Contact your area support teams to get involved!


  • Repairs: Olin's repair center, led by User:Andreatl is acting as a pro bono Boston area Repairs shop.
  • Deployment: The IMSA chapter deployment team is available to help with Boston-area deployments; they will be in Boston this January during the first week of the 2nd semester to help setup, flash, customize, and distribute XOs, setup/configure networking, server, and power infrastructures, and hold various orientation sessions for students, teachers, parents, and the local community, and will be available during this time to train and consult with local groups who want to form deployment teams. Yifan Sun is the Boston-area liason for the team; Scott Swanson is the IMSA staff liaison for the team. Check the chapter page for contact details.
  • Curriculum: Olin's chapter, led by User:slammy has formed a consulting team to work with local teachers on designing and creating curricular resources to integrate the XO into their existing curriculum (including how to meet state standards). Also involved in the Curriculum team are people from the upcoming Sugar Labs Boston pilots. Contact information needed.


  • Fundraising: The Boston University (Lauren O'Hanlon) and Harvard (Katelyn Foley, MacKenzie Sigalos) groups are organizing a fundraising team to help interested local schools get matching funding for their XO pilots. Contact information needed.


Are you or your group interested in taking on one of these local support roles? Email the OLPC Boston mailing list with interest and a plan of execution and we'll help you get into the local pilot scene.

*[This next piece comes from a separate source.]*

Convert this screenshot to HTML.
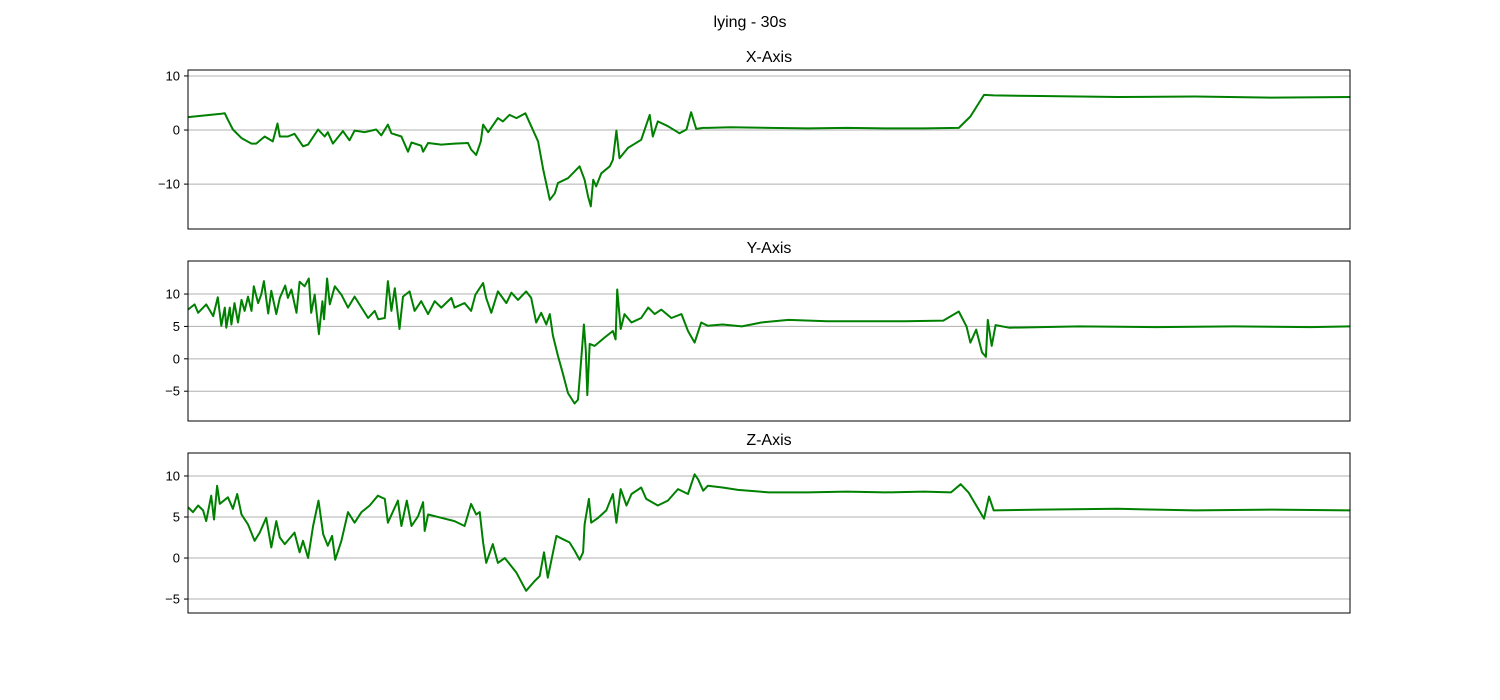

  • Build: XO customization team to work with local teachers on choosing, testing, and customizing a set of software and activities to install on all their classroom laptops by default every school year (or semester); syncs up regularly with the OLPC development team in the Cambridge office to stay abreast of the latest software changes
  • Media: Getting the word out about local Boston-area pilots to the media community and the OLPC community - and working with students from the pilot schools to get the teachers, parents, and students themselves to contribute to such media.
  • Impact: Working with local schools to measure and document the impact of XOs in their classrooms (education/ethnographic studies, do test scores rise, student engagement, etc.)
  • Activities: Python programming team that can take requests for Activity development of simple games/activities and give teachers a 2-3 week turnaround time in building them (monthly code sprints?)
  • Workshops: Facilitating workshops at schools and around the Boston area around OLPC; helping pilot students start and run their own community outreach programs for younger children at their school and other kids around the area, museum exhibits, festivals, etc.
  • Server: We need volunteers to set up, configure, and help maintain school servers (and possibly networking infrastructure) for Boston-area pilots.